### Work to be completed:
Wherever a line in the data below holds "matplotlib", copy that line.

### Data segment:

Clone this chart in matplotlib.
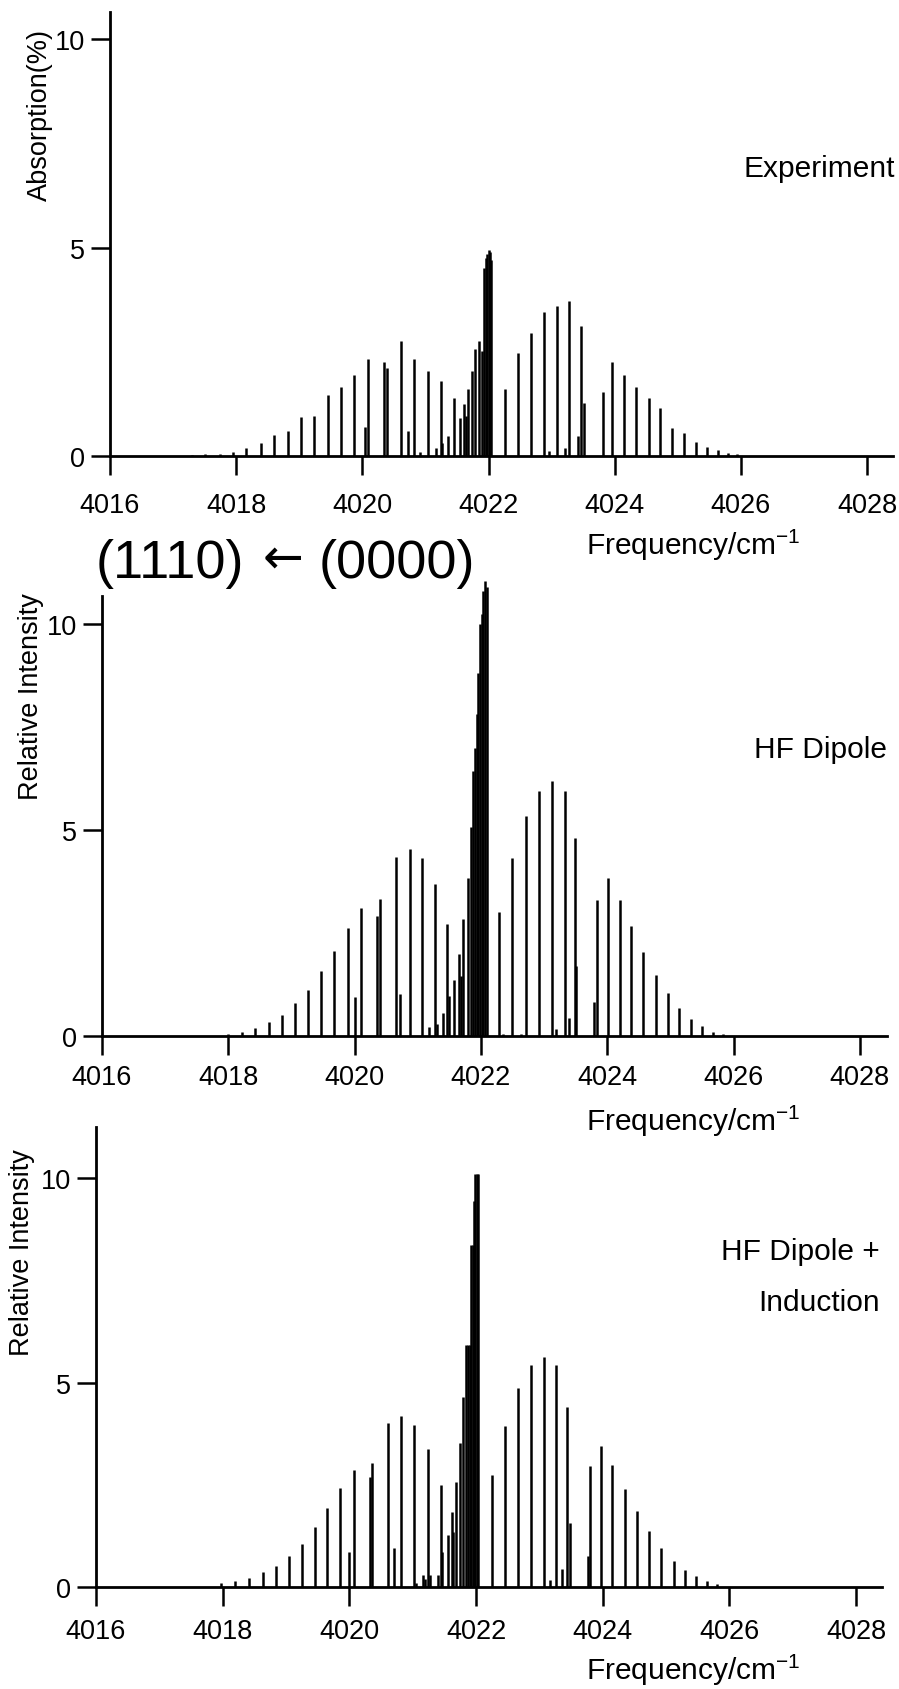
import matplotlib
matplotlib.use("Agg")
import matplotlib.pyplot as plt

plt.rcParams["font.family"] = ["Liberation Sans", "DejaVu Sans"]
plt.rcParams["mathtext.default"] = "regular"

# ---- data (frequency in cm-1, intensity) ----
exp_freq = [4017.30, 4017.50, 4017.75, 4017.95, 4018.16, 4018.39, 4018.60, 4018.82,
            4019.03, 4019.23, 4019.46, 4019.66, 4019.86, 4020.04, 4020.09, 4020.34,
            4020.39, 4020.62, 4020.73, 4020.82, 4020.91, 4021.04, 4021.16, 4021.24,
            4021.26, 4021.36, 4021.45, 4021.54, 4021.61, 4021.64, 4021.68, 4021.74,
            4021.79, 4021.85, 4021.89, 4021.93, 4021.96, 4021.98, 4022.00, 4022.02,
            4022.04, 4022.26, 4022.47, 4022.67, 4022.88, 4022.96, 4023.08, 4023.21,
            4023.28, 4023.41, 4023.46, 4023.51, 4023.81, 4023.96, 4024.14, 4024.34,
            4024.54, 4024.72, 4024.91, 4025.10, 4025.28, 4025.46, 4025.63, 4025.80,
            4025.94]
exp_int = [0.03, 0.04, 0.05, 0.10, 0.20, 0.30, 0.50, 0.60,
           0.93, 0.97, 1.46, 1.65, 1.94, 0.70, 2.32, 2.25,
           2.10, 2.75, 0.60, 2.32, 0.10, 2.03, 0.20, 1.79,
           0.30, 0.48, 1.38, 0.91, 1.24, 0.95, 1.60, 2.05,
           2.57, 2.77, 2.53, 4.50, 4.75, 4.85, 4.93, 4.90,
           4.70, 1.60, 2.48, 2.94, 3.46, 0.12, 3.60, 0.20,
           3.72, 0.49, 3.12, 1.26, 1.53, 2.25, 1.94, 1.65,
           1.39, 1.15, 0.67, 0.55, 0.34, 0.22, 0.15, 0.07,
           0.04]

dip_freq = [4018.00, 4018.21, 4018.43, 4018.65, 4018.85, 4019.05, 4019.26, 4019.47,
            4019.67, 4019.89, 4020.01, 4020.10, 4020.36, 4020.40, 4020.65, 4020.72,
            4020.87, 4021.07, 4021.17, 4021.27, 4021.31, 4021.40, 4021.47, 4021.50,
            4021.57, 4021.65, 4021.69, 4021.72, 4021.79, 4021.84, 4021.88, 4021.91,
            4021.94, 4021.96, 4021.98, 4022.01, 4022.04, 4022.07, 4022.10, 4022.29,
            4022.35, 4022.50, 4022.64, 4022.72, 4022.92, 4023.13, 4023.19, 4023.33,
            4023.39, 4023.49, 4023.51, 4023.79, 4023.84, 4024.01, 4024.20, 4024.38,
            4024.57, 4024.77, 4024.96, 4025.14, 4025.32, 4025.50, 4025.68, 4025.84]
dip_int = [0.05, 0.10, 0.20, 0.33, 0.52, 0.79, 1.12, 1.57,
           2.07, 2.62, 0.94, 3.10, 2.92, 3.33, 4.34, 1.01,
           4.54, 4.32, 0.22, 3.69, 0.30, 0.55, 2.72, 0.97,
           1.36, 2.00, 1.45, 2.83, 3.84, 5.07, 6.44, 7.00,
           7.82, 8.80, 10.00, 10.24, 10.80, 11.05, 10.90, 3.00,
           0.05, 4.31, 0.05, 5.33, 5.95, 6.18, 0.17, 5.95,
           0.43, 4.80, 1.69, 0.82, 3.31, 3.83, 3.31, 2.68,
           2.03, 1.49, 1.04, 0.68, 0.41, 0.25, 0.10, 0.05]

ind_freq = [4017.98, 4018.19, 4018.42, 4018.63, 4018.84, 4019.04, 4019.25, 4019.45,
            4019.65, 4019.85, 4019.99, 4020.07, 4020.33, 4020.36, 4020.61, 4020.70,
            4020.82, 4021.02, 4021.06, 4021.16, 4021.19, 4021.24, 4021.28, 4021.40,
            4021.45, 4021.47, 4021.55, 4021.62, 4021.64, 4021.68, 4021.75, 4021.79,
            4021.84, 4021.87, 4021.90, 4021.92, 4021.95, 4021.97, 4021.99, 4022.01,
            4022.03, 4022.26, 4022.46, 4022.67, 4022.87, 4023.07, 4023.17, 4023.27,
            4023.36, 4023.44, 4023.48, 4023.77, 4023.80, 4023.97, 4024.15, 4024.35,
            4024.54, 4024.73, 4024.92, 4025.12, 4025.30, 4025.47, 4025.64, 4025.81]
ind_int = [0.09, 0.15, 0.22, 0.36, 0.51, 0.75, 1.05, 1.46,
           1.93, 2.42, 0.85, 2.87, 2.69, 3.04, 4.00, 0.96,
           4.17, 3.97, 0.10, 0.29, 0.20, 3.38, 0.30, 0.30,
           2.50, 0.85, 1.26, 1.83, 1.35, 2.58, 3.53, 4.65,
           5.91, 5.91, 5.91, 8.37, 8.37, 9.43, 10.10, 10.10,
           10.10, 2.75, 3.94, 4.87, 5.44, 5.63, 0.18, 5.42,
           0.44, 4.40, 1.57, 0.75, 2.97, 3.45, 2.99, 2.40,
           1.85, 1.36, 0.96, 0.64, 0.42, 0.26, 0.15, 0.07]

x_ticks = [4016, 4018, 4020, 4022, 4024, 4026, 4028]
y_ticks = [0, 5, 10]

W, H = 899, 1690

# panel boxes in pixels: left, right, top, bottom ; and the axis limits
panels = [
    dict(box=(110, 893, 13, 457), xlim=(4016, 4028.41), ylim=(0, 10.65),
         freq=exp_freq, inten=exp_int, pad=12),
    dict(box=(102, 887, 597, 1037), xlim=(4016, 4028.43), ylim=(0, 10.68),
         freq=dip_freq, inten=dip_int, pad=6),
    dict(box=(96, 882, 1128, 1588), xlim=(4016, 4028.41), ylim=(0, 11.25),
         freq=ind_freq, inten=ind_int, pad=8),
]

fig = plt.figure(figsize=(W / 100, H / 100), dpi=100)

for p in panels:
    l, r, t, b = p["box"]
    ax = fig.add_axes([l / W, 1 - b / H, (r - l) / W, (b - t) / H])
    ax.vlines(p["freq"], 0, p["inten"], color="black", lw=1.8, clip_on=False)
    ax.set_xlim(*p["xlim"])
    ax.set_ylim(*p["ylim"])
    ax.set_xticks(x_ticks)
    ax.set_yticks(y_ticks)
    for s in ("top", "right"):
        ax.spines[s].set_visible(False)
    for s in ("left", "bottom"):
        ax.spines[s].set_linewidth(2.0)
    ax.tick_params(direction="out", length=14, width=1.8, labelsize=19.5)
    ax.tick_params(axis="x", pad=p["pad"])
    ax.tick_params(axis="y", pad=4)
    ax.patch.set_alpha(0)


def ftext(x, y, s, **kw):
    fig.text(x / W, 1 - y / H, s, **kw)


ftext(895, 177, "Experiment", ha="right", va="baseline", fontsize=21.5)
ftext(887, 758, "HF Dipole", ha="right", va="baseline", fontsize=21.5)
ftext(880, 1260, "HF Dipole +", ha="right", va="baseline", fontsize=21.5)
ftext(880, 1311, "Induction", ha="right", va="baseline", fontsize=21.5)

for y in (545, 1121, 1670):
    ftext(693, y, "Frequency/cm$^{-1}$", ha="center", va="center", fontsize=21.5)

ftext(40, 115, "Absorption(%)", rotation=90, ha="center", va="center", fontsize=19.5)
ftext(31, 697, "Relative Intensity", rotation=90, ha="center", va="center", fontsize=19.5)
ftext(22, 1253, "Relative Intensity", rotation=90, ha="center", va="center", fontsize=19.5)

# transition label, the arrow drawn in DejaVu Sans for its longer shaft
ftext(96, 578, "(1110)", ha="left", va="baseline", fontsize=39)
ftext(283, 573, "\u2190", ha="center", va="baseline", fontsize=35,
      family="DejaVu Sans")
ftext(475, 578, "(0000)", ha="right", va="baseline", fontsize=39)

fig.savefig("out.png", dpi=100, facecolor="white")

### Task result:
Clone this chart in matplotlib.
import matplotlib
matplotlib.use("Agg")
import matplotlib.pyplot as plt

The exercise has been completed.